Игла входит под кожу в вену, я нажимаю на поршень, чувствуя, как Давид смотрит на меня.

Не на брата. Не на его рану.

Только на меня.

Я должна спасти его.

Не потому что хочу.

Потому что если он умрёт, меня тоже не оставят в живых.

Но если он выживет…

Я вдруг понимаю, что это ничего не изменит. Потому что я уже здесь. В этом доме. В этом мире. В этой клетке.

Кровь сочится, пропитывает столешницу, стекая по её гладкой поверхности, и я почти слышу, как она капает вниз, на мраморный пол. Я не чувствую холода, не чувствую боли в пальцах, но знаю – они дрожат. Я разрезаю кожу шире, осторожно, но быстро, чтобы добраться глубже. Всё, что происходит, неправильно, ненормально, против всех медицинских протоколов, но у меня нет выбора. Я должна зашить.

Я тянусь за нитками, но, раскрыв пакет, замираю.

Кеторол. Спирт. Бинты. Антибиотики. Но где, чёрт возьми, шовный материал?!

Я поворачиваюсь к Давиду, чувствую, как пульс ударяет в виски.

– Где нити?!

Он щурится, как будто я спросила, где в этом доме оперблок с ультрасовременным оборудованием.

– Какие ещё нити? Ты не можешь взять эти?

Он кивает на бинты.

Я закрываю глаза. Вдыхаю. Глубоко. Иначе я начну кричать.

– Бинты?! Ты серьёзно?!

– Ну а что тебе ещё нужно? Я достал всё, что смог.

– Ты думаешь, в аптеке продают всё для внутренних швов? – голос срывается, пальцы сжимаются в кулак. – Мне нужен хирургический шовный материал! Викрил! Кетгут! Нейлон! Чёрт, хоть что-то! Я думала здесь что-то есть!

Он медленно поворачивает голову, глаза вспыхивают раздражением и злостью.

– Почему ты не сказала раньше?!

– А когда я должна была сказать?! В тот момент, когда ты швырял пакет мне в лицо?!

Он делает шаг вперёд, нависает надо мной, сжимает кулаки.

– Ты могла сказать в машине!

Я вскидываю подбородок, усталость и бешенство плещутся во мне, как кипящая смола.
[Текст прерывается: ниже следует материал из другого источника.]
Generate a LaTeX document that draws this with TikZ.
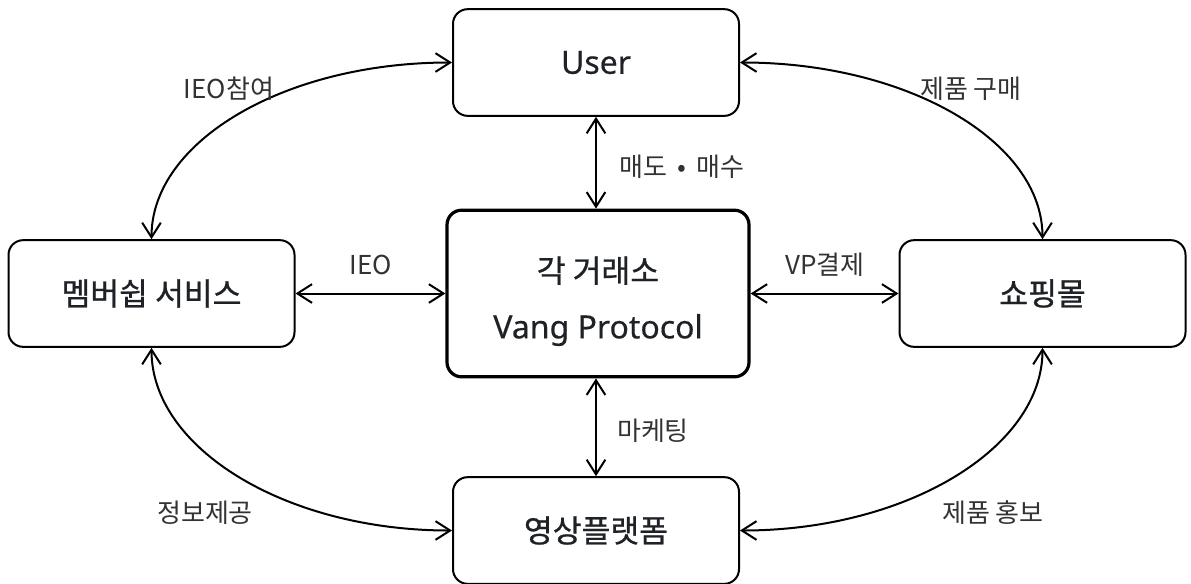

– А ты мог догадаться, что операции не делают только с Трамадолом и бинтами! Или ты привык, что твои люди умирают, как собаки, без нормальной медицинской помощи?!

_______

Давид всматривается в меня, его плечи вздымаются от тяжёлого дыхания. Он не отвечает.

Он просто разворачивается и уходит.

Я опускаю взгляд на рану. Гия всё ещё дышит.

Но времени нет.

Через несколько минут Давид возвращается. В руке чёрная резная шкатулка. Он резко открывает её, переворачивает, высыпая содержимое на стол.

Я смотрю в изумлении.

Иглы. Нити. Старые, новые, скрученные в клубки. Некоторые явно не предназначены для хирургии, но среди них я вижу то, что мне нужно.

Шёлковые нити.

Они не идеальны, но они спасут его.

Я беру иглу, но в этот момент Давид щёлкает зажигалкой и подносит пламя к металлу.

Я замираю.

– Ты серьёзно?!

Он поднимает на меня взгляд, с вызовом.

– Ты хотела стерильности? Вот тебе стерильность.

Я смотрю, как игла накаляется, темнеет, покрывается копотью.

Это не больница. Не операционная. Это другой мир.

И здесь правила другие.

Я не могу с этим спорить.

Я просто беру иглу и начинаю сшивать его обратно.

Игла входит в ткань с хрустом. Я чувствую это кожей. Чувствую, как металл разрывает мясо, как поддаётся надавливанию, как тянет за собой шёлковую нить, соединяя разорванное обратно.

Последний шов.

Я медленно, осторожно затягиваю узел, ловя дрожь в собственных пальцах. Кровь больше не хлещет, но пятна на коже, на столе, на моём халате уже не отмыть.

Я не замечаю, как всё вокруг становится размытым, как тело перестаёт слушаться, как силы утекают сквозь пальцы вместе с чужой жизнью.

Но я замечаю его. Резкий вдох. Гия напрягается.

Я чувствую, как твёрдеют мышцы под моими пальцами, как дёргается грудная клетка, как он пытается вырваться из забытья.